# Crate at bedtime



## EmilyGrace1991 (Apr 12, 2013)

Hi guys

I was wondering if you could clear some things up for me.
We have got a dog gate on our kitchen to make it a safe area for Jessie (my new puppy, picking her up in 19 days), I also have a dog bed and a crate.

What is the best way to approach helping her sleep, do I need to close the door on the crate or leave her in the kitchen. Plus how long does she need to use the crate for and when can I go out and leave her just in the kitchen, or do I always need to use the crate?

I'm a little confused sorry if it seems a little silly but this is all very new to me.

Thank you in advance xx


----------



## Woody2012 (Dec 29, 2012)

Hiya. We use a crate for woody. He still sleeps in his crate at night. We close the door at night and put blankets over it to keep it dark (as recommended by our breeder). Woody has never cirede at night and has never messed his crate. I've never got up in the night to let him out either. I think it just depends on your dog! We have just started leaving him In the kitchen when we go out now as opposed to locking him in his crate, but he's nearly 6 months old and isn't chewing everything. Although until now, we've always crated him when we've gone out (up to 3.5 hrs) at a time. We still crate him at night as he likes it, he always gets in his crate at bed time of his own free will!


----------



## Woody2012 (Dec 29, 2012)

Oh and I bought him a dog bed as well, which he ate within 2 months!


----------



## MillieDog (Jun 1, 2011)

If the breeder has crate trained, then its easier for you to continue. Otherwise start from scratch. 

Everyone has different methods, it's what suits you and the puppy. What I did was make the crate like a den, cover with a blanket, a vet bed on one side and puppy pad/newspaper on the other. A few toys and a small stone bowl of water at the back far corner. Although Millie settled into her crate at night without much trouble, if I put her in it in the daytime she made a right old fuss. Sometimes you need to contain them during the daytime.

By the time she was 5 months old and toilet trained I got rid of the crate.

Now in hindsight, I should have let her be crate upstairs as that is where we put her bed (in the hallway, but our bedroom door is open). We crated her downstairs.

If you search on here you will find lots of threads about crate training.


----------



## dio.ren (Jan 18, 2013)

EmilyGrace1991 said:


> Hi guys
> 
> I was wondering if you could clear some things up for me.
> We have got a dog gate on our kitchen to make it a safe area for Jessie (my new puppy, picking her up in 19 days), I also have a dog bed and a crate.
> ...


I used a crate with Molly and it worked out great. The first night was kind of bad she would wimper but had her on my night stand so when she cried I would put my finger in and she would stop. She slept from 10pm to about 3am then was crying really hard cause she had to pee so took her out. She has been sleeping in her crate ever since we only had 1 accident which is amazing...she is a good girl!

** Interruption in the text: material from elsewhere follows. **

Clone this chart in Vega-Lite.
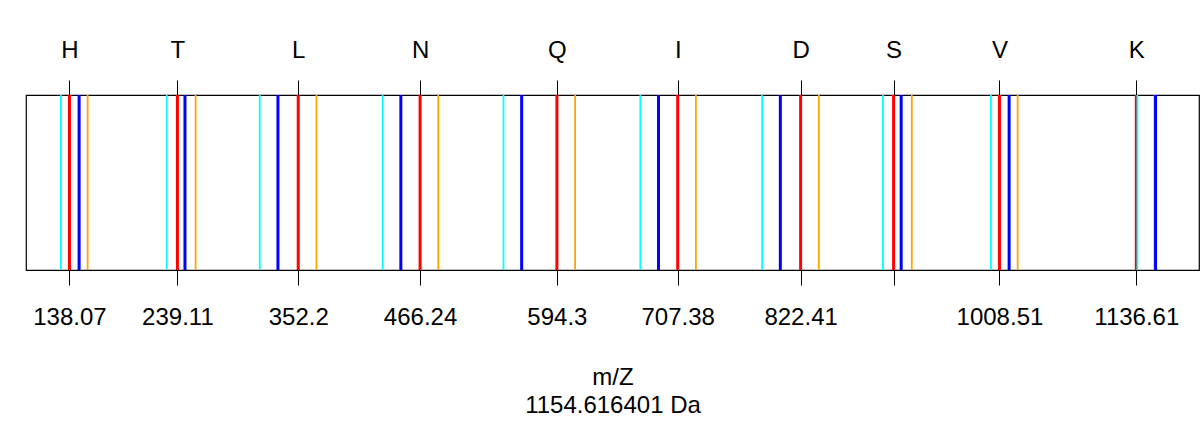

She still sleeps in her crate and she is 6 months old now. She is at the foot of the bed cause she is in a bigger crate now. Not a peep from her at night she goes to bed at 10pm and sleeps til 7am. I love that we got her used to a crate it's the best

I crate her during the day also for a couple of hours so I can have some me time and she doesn't mind it at all. I felt bad at first but she likes it in there it's her safe zone.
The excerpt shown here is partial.